US utilities are scheduled to take 11,400 MW of coal-fired power plant capacity offline in 2018. An additional 19,800 MW of coal-fired power plant capacity is also scheduled to go offline from 2019 to 2022. According to the American Coalition for Clean Coal Electricity, approximately 40% of America’s coal-fired plants have been either shut down or designed for closure since 2010.
Why are utilities abandoning “king coal”? Economics! Approximately 88% of the coal-fueled power plants were built before 1990. These power plants are nearing the end of their projected forty year service life. Older power plants usually have higher maintenance costs, than new plants. The cost to transport coal by rail far exceeds the cost of the actual fuel. Over the past decade the cost to generate electricity from wind and solar power have dropped significantly due to new technology.

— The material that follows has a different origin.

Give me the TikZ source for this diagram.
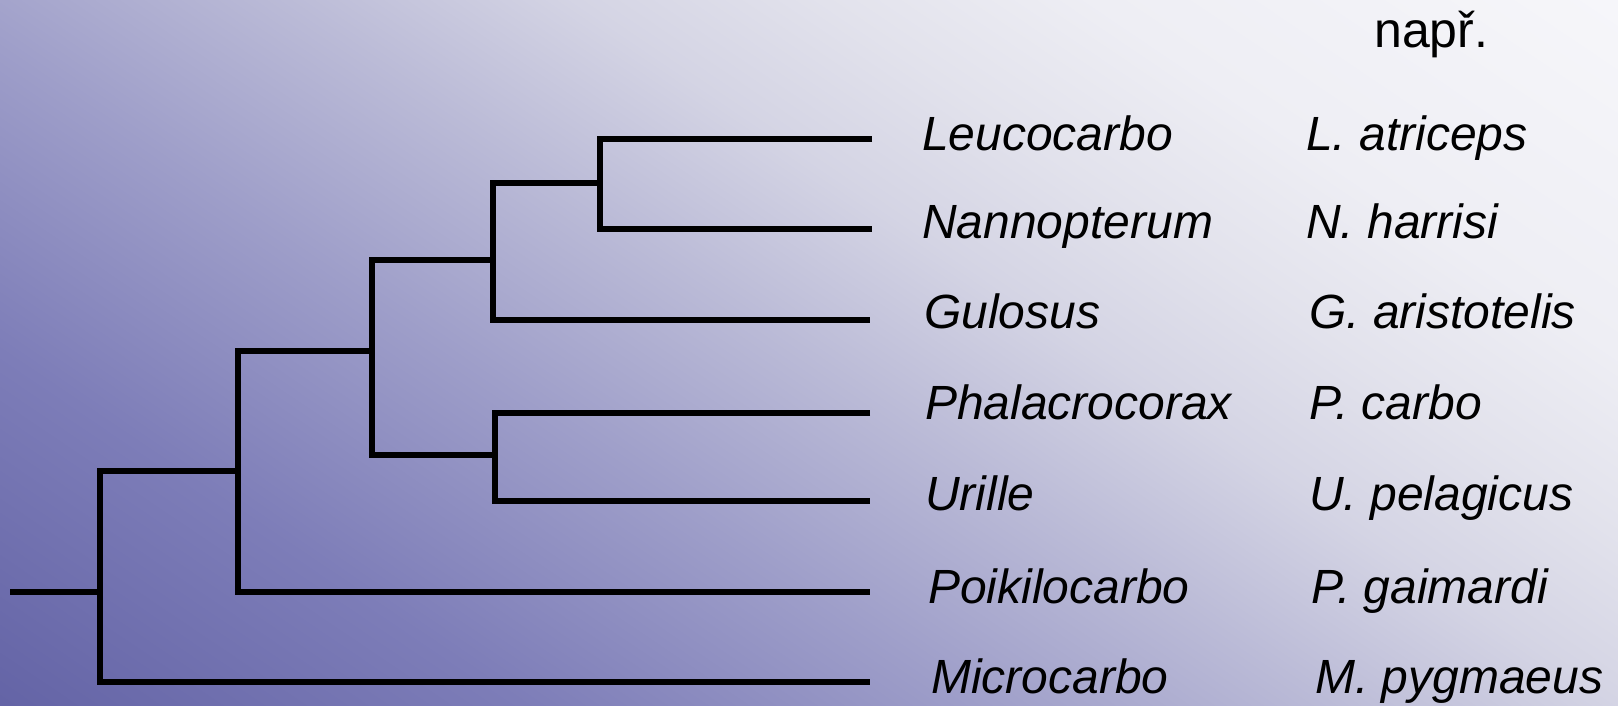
\documentclass[tikz,border=0pt]{standalone}
\usepackage{fontspec}
\setmainfont{Liberation Sans}
\usepackage{tikz}
\definecolor{bgA}{RGB}{100,100,166}
\definecolor{bgB}{RGB}{125,125,184}
\definecolor{bgC}{RGB}{158,158,201}
\definecolor{bgD}{RGB}{187,187,215}
\definecolor{bgE}{RGB}{212,212,228}
\definecolor{bgF}{RGB}{226,226,236}
\definecolor{bgG}{RGB}{238,238,244}
\definecolor{bgH}{RGB}{246,246,250}
\pgfdeclarehorizontalshading{bgshade}{100bp}{color(0bp)=(bgA); color(27bp)=(bgA);
	color(36bp)=(bgB); color(43.8bp)=(bgC); color(50bp)=(bgD); color(55bp)=(bgE);
	color(59.3bp)=(bgF); color(64bp)=(bgG); color(73bp)=(bgH); color(100bp)=(bgH)}
\tikzset{
	branch/.style={draw=black,line width=5.4pt,line join=miter},
	genus/.style={anchor=base west,inner sep=0pt,font=\fontsize{48}{58}\selectfont\itshape},
	species/.style={anchor=base west,inner sep=0pt,font=\fontsize{48}{58}\selectfont\itshape},
	headlbl/.style={anchor=base west,inner sep=0pt,font=\fontsize{50}{60}\selectfont}
}

\begin{document}
\begin{tikzpicture}[x=1pt,y=-1pt]
			\useasboundingbox (0,0) rectangle (1618,705);
			\begin{scope}
				\clip (0,0) rectangle (1618,705);
				\shade[shading=bgshade,shading angle=56] (0,-456.5) rectangle (1618,1161.5);
			\end{scope}
			% labels
			\node[headlbl] (napr) at (1374,47) {např.};
			\node[genus] (leuc) at (922,150) {Leucocarbo};
			\node[genus] (nann) at (922,238) {Nannopterum};
			\node[genus] (gulo) at (924,328) {Gulosus};
			\node[genus] (phal) at (925,419) {Phalacrocorax};
			\node[genus] (uril) at (925,510) {Urille};
			\node[genus] (poik) at (928,603) {Poikilocarbo};
			\node[genus] (micr) at (931,693) {Microcarbo};
			\node[species] (latr) at (1306,150) {L. atriceps};
			\node[species] (nhar) at (1306,238) {N. harrisi};
			\node[species] (gari) at (1309,328) {G. aristotelis};
			\node[species] (pcar) at (1309,419) {P. carbo};
			\node[species] (upel) at (1309,510) {U. pelagicus};
			\node[species] (pgai) at (1311,603) {P. gaimardi};
			\node[species] (mpyg) at (1315,693) {M. pygmaeus};
			% tips and inner nodes
			\coordinate (tLeu) at (872,139);
			\coordinate (tNan) at (872,229);
			\coordinate (tGul) at (870,320);
			\coordinate (tPha) at (870,413);
			\coordinate (tUri) at (870,501);
			\coordinate (tPoi) at (870,592);
			\coordinate (tMic) at (870,682);
			\coordinate (rt) at (10,592);
			\coordinate (n0) at (100,592);
			\coordinate (n1) at (238,471);
			\coordinate (n2) at (372,351);
			\coordinate (n3) at (493,260);
			\coordinate (n4) at (600,183);
			\coordinate (n5) at (495,455);
			% tree
			\draw[branch] (rt) -- (n0);
			\draw[branch] (n1) -| (n0) |- (tMic);
			\draw[branch] (n2) -| (n1) |- (tPoi);
			\draw[branch] (n3) -| (n2) |- (n5);
			\draw[branch] (tPha) -| (n5) |- (tUri);
			\draw[branch] (n4) -| (n3) |- (tGul);
			\draw[branch] (tLeu) -| (n4) |- (tNan);
		\end{tikzpicture}
\end{document}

In January 2018, a Minnesota utility received a price bid of 2.1 cents per kWh for wind plus storage power and 3.6 cents per kWh for solar plus storage power. Utilities across the United States are receiving bids of 1.1 cents to 1.8 cents per kWh for wind power and 2.3 cents to 2.7 cents per kWh for solar power. Wind and solar energy, including storage are now significantly cheaper and coal-fueled power. Unlike coal, wind and solar energy emit virtually no greenhouse gases.